Featured musicians included Andrew Bilham, Ronald Reah, Andrew Renshaw, Nigel Shipway, Dave Smith, John White and Marie Wilson, as well as Gavin Bryars himself on piano and vibraphone. The album is the only one which documents the important period between Bryars' early experimental music and later works from Medea onwards, as well as his enthusiasm for small composer/performer ensembles.
This new 63 minute digital remaster of Hommages includes two bonus tracks composed and recorded by Bryars during the same period: Danse Dieppoise, and the lengthy piano piece Out Of Zaleski's Gazebo. The booklet features extensive notes by Gavin Bryars on the origin and performance of all six pieces, and preserves the original album cover artwork by Marc Borgers.
DUE OUT: NOVEMBER 12 2007.]
Anyway, I think I finally gave up after "A Man in a Room Gambling". Not that it was so bad--it wasn't--but his work had begun to pall. (I did like the Joseph Holbrooke disc from around '98, though).
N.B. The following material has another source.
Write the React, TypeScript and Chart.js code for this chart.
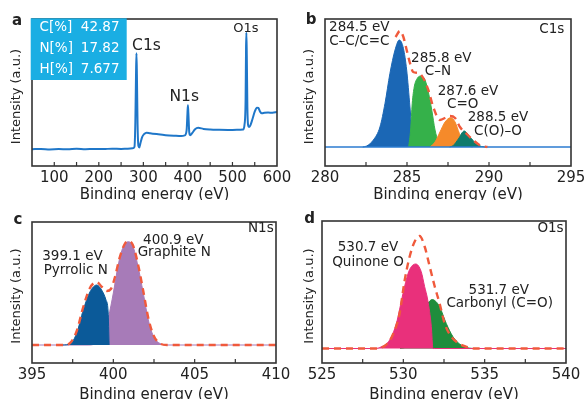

What's being performed on Thursday, however, are four early works including the aforementioned "1,2 1-2-3-4" as well as "Pre-Medieval Metrics" (1970), "Made in Hong Kong" (1970) and "The Squirrel and the Rickety Rackety Bridge" (1971), all of which are being issued by Mode Records on a disc called "The Marvelous Aphorisms of Gavin Bryars". Actually, I'm not sure if all of those are scheduled...
We shall see, but I'm looking forward to it.
Also on the bill is a solo piano work by Maria de Alvear, a Spanish composer with whom I'm unfamiliar. I'm kind of guessing the sound will be something like a minimalist-influenced Rzewski, but I could be totally wrong.